*Supplied data:*
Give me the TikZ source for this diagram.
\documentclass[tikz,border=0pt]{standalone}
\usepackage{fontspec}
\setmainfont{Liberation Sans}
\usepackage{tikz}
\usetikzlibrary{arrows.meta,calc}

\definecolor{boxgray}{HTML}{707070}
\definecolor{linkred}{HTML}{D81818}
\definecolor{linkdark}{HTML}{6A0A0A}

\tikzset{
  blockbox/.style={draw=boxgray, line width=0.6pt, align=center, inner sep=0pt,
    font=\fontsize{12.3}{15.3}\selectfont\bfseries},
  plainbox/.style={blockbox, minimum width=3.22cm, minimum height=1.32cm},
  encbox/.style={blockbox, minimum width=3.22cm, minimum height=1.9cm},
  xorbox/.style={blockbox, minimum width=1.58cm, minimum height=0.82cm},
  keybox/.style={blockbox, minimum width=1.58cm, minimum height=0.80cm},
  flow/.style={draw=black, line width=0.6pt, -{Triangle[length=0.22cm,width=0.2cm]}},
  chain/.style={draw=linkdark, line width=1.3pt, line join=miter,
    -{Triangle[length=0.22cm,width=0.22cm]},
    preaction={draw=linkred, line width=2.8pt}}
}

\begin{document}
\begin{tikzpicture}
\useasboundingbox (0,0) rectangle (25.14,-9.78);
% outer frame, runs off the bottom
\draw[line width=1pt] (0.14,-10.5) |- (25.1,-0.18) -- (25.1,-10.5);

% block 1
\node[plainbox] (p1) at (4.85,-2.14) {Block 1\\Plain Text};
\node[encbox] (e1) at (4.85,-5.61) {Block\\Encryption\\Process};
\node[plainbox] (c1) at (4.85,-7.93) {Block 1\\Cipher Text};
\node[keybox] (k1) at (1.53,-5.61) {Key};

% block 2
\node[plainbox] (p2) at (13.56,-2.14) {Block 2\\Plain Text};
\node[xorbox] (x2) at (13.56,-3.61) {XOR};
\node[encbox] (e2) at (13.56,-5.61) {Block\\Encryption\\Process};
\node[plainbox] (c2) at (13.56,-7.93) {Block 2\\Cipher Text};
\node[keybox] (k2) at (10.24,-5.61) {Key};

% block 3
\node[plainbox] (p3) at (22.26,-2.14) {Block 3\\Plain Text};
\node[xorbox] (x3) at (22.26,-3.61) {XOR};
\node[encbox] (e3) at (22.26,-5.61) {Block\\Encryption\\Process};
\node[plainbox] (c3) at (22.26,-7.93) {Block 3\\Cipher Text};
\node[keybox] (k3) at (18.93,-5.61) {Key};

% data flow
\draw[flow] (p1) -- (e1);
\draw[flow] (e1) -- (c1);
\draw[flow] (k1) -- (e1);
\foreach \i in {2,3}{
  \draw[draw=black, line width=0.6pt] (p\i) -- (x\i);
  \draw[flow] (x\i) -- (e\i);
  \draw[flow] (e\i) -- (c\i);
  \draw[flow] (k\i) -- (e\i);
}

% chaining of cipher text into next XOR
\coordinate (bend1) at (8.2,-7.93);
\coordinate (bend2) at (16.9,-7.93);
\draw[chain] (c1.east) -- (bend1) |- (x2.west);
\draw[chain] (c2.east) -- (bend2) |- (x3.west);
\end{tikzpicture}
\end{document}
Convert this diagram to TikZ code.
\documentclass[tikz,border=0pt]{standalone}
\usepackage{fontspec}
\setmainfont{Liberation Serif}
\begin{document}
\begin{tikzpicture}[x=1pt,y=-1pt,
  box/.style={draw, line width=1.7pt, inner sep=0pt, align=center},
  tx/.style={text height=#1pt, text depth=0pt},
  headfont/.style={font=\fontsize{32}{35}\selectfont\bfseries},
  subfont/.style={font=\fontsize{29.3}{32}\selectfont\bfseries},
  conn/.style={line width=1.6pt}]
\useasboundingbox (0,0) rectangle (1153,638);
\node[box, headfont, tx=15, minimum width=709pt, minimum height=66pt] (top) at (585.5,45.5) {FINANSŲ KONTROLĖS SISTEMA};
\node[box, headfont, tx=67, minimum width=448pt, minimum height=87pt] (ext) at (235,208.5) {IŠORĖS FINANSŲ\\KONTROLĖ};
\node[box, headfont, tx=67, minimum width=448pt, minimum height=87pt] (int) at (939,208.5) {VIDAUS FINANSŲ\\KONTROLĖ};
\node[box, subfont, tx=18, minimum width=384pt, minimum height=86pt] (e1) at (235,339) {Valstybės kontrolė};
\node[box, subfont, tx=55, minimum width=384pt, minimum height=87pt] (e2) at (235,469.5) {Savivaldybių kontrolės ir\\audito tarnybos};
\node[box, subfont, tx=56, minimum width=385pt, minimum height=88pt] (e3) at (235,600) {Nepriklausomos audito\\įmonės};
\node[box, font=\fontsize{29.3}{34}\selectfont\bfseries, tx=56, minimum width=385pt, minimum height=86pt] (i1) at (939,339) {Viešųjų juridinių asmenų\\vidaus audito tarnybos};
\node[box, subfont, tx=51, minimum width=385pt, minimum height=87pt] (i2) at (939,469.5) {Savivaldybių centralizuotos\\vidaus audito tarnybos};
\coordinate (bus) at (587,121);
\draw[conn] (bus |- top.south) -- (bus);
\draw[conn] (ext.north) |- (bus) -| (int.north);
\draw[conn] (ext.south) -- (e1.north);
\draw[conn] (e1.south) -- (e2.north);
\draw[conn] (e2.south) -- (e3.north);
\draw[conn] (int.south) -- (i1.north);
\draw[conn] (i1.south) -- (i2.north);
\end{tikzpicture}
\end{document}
...
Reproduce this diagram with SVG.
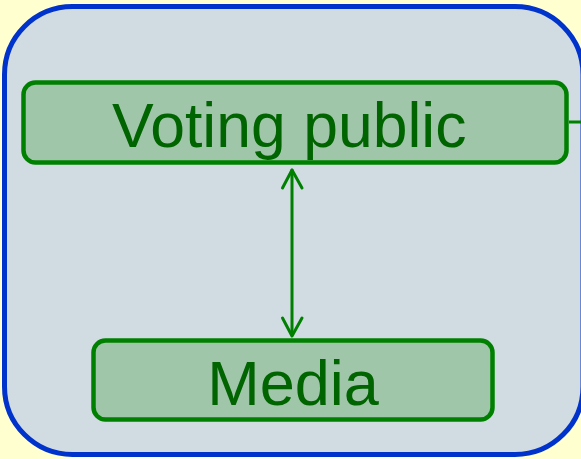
==
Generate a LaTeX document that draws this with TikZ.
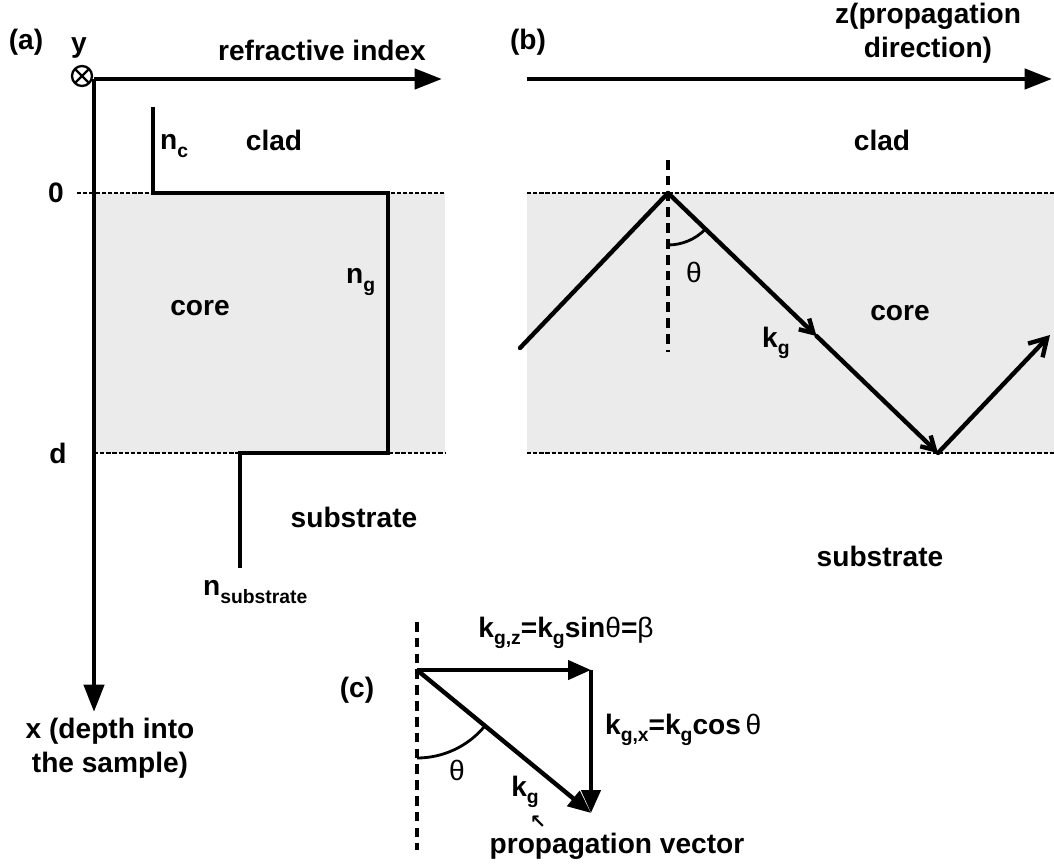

*Task brief:*
Make an exact transcription of the lines from the line with "Give me the TikZ source for this diagram." through the line with "(k3) at (18.93,-5.61)", inclusive, omitting all others.

*Written solution:*
Give me the TikZ source for this diagram.
\documentclass[tikz,border=0pt]{standalone}
\usepackage{fontspec}
\setmainfont{Liberation Sans}
\usepackage{tikz}
\usetikzlibrary{arrows.meta,calc}

\definecolor{boxgray}{HTML}{707070}
\definecolor{linkred}{HTML}{D81818}
\definecolor{linkdark}{HTML}{6A0A0A}

\tikzset{
  blockbox/.style={draw=boxgray, line width=0.6pt, align=center, inner sep=0pt,
    font=\fontsize{12.3}{15.3}\selectfont\bfseries},
  plainbox/.style={blockbox, minimum width=3.22cm, minimum height=1.32cm},
  encbox/.style={blockbox, minimum width=3.22cm, minimum height=1.9cm},
  xorbox/.style={blockbox, minimum width=1.58cm, minimum height=0.82cm},
  keybox/.style={blockbox, minimum width=1.58cm, minimum height=0.80cm},
  flow/.style={draw=black, line width=0.6pt, -{Triangle[length=0.22cm,width=0.2cm]}},
  chain/.style={draw=linkdark, line width=1.3pt, line join=miter,
    -{Triangle[length=0.22cm,width=0.22cm]},
    preaction={draw=linkred, line width=2.8pt}}
}

\begin{document}
\begin{tikzpicture}
\useasboundingbox (0,0) rectangle (25.14,-9.78);
% outer frame, runs off the bottom
\draw[line width=1pt] (0.14,-10.5) |- (25.1,-0.18) -- (25.1,-10.5);

% block 1
\node[plainbox] (p1) at (4.85,-2.14) {Block 1\\Plain Text};
\node[encbox] (e1) at (4.85,-5.61) {Block\\Encryption\\Process};
\node[plainbox] (c1) at (4.85,-7.93) {Block 1\\Cipher Text};
\node[keybox] (k1) at (1.53,-5.61) {Key};

% block 2
\node[plainbox] (p2) at (13.56,-2.14) {Block 2\\Plain Text};
\node[xorbox] (x2) at (13.56,-3.61) {XOR};
\node[encbox] (e2) at (13.56,-5.61) {Block\\Encryption\\Process};
\node[plainbox] (c2) at (13.56,-7.93) {Block 2\\Cipher Text};
\node[keybox] (k2) at (10.24,-5.61) {Key};

% block 3
\node[plainbox] (p3) at (22.26,-2.14) {Block 3\\Plain Text};
\node[xorbox] (x3) at (22.26,-3.61) {XOR};
\node[encbox] (e3) at (22.26,-5.61) {Block\\Encryption\\Process};
\node[plainbox] (c3) at (22.26,-7.93) {Block 3\\Cipher Text};
\node[keybox] (k3) at (18.93,-5.61) {Key};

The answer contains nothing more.